There's nothing too remarkable here, although the Spiced Scotch Mist (developed with Johanne McInnis (of @Whiskylassie and The Perfect Whisky Match) may be the most original:
- Spiced Scotch Mist: 2 oz Compass Box Spice Tree, 1 tbs yellow chartreuse, 1 tbs white creme de menthe. Stirred w/ ice, strained into cocktail glasses.(Could probably go 2 tsp on the creme de menthe.)
- Mixed up a bright Weeski: 2 oz Irish whiskey, 1 oz Lillet, 1 tsp Cointreau, 2 dashes orange bitters.
- White Manhattan (White Ennis?) made w/ 2 oz potcheen, 1 oz Lillet, 2 dashes orange bitters.
- A Queen Anne: rye, dry vermouth, pineapple juice, peach bitters.
- An Old Pal: equal parts Catoctin Creek cask proof rye, Campari & dry vermouth). Cause why not?
- A little home-made cider and Michters bourbon. A great way to drink the cider, a terrible thing to do to the bourbon.
- I am becoming a fan of adding a tablespoon of Chartreuse to a glass of bourbon.... I mean I've been playing w/ variations on the whiskey daisy cocktail.
- Mock Sazerac: 2 oz rye, 1 tsp yellow Chartreuse, 2 tsp simple syrup, 2 dashes Peychaud's, lime twist.
- Whisky/Sweet/Sour/Tea: 2 oz. scotch, 1.5 oz sweet tea, juice of 1/4 lime.
- Autumn Manhattan: 2 oz Catoctin Creek rye, 1 oz Laird's applejack, 1 oz Martini Rosato vermouth, 2 dashes Angostura bitters.
- The Anthony Quinn: 1.5 oz Irish whiskey, 1 oz tequila, juice of 1/4 lemon. Serve on the rocks, and pretend it's still summer.
- Glacier Whiskey North Fork, ginger ale, and lemon was my wife's all-time favorite whiskey cocktail.
- I just tried a float of sriracha powder on a splash of Laphroaig. Fun!(Sriracha powder made by dehydrating sriracha spread out on parchment paper or silicone baking mat in a 200 degF oven for 80 minutes.)
- Boulevardier on the rocks, w/ Catoctin Creek rye, Campari, & Martini Rosato. Taste for bitter drinks not yet acquired. It sort of works-- the rye is young and fruity -- and then the lemon rind aftertaste washes through. I think next time I'll do 3:2:1, going light on the Campari, and shake the hell out of it.
- Col.
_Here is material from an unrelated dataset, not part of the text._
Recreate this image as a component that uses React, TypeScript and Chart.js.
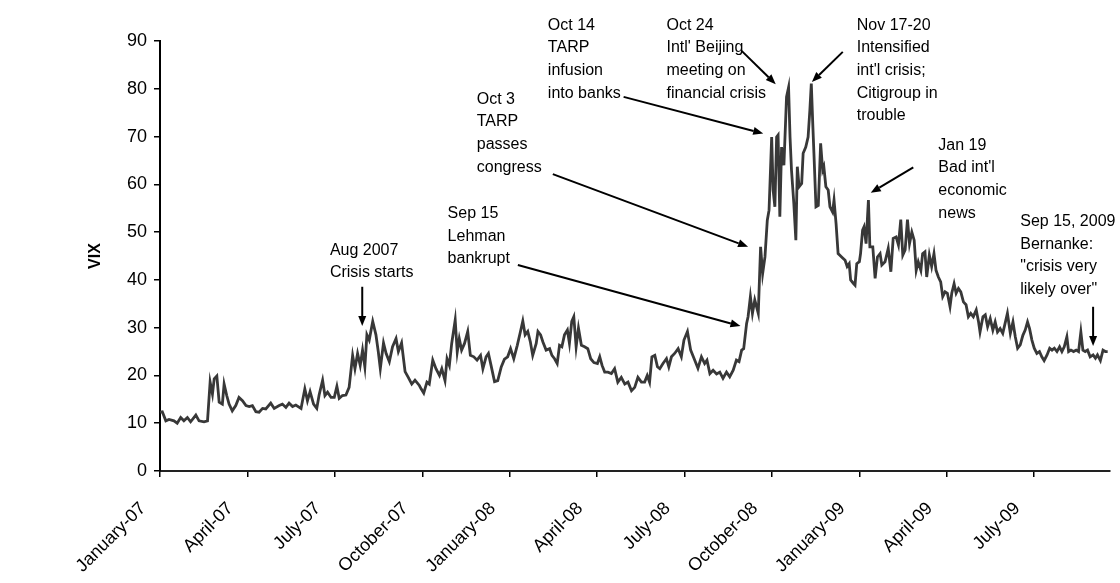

Palmer Swizzle: 1 pt simple syrup, 2 pt margarita mix, 3 pt bourbon, 4 pt black tea, swizzled w/ crushed ice.
- Little Italy: 2 oz 40 Creek Barrel Select, 1 oz Martini Rosato, 2 dashes Angostura bitters; shake,strain,&serve w/ lemon twist.
- Turns out Peychaud's bitters goes well with Bunratty potcheen (plus a splash of simple syrup and a few drops of lemon juice).
- Saw a recipe for a "mint julep" that called for 1.5 oz Irish whiskey, 2
mint leaves, & 1/2 cup simple syrup. Don't try this at home.
- In-season strawberries muddled w/ fresh lemon juice & simple syrup goes with most anything.
- For a cool spring evening after a warm spring day, Irish whiskey & tea with a few drops of lemon juice. Room temp, the whiskey warms it up.
- Wanted to make authentic Irish cocktails, but didn't have any bartender spit. Settled on P&Gs.
- Key lime marmalade, ginger beer, and Buffalo Trace. Nuke the marmalade for a few seconds to soften, then shake together hard.
- Put 1 oz each dark rum, applejack, cranberry syrup in mug. Top with hot water, add splash of grapefruit juice. #ThanksgivingToddy (Cranberry syrup: .5 cup water, .5 cup sugar, .25 cup cranberries. Microwave 2 min, let stand 5 min, strain & cool.)
- A dram of Catoctin Creek Pearousia brandy, plus a tsp each yellow chartreuse and triple sec. Not sure how the hot peppers got in there.
- Minted Pearousia: just stirred w/ muddled mint, agave nectar & ice, then strained.
- Beezelnut Fizz: Sloop Betty vodka, blue Curacao, Frangelico, egg white. Happy Birthday, Dr. Seuss!
- So the trick to an Old Fashioned with Peychaud's bitters is to use vodka. Which, okay, isn't much of an Old Fashioned, but so?